8. Does going to buy cheap falafels right after the demonstration make others feel like colonialists, also?
Well, the shopkeepers are probably happy for the business.
We’ll, just wait until afterwards, and buy a falafel for triple the price in Tel Aviv.
Symbolism symbolism symbolism.
9. “Is he OK?”
“Oh, yes, his face was just grazed by a metal bullet coated in rubber.”
10. What about the dissonance?
When I first moved here, the shift from Friday morning demonstrations to Friday evening Shabbat services or meals or feelings peacefulness would often make me nauseous. Am I allowed to be doing this?
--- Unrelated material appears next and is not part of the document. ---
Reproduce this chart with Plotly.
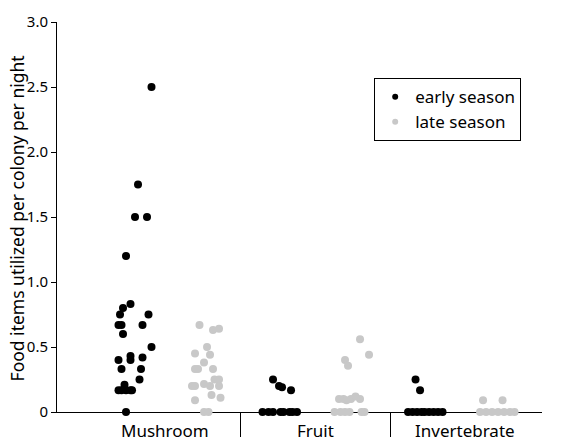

The first times I went into the West Bank, nothing looked beautiful because it all looked stolen. The bus ride home today was so pretty. It’s all still stolen.
“What about the dissonance?” I asked a new friend as we got off the bus and returned to our respective Friday evenings of relaxation and ease. “I used to get so angry and so confused. And feel guilty. Maybe I’m just jaded now, but I’m happy for the dissonance tonight. Both are real. I think both are needed.”
“They are,” my friend said. “Isn’t that part of what we are struggling for?”
“What do you mean?”
“Isn’t part of all this so that more people can have peaceful Friday nights?”
Yeah. I think it is.
So: a bit late (but still holy): Shabbat Shalom.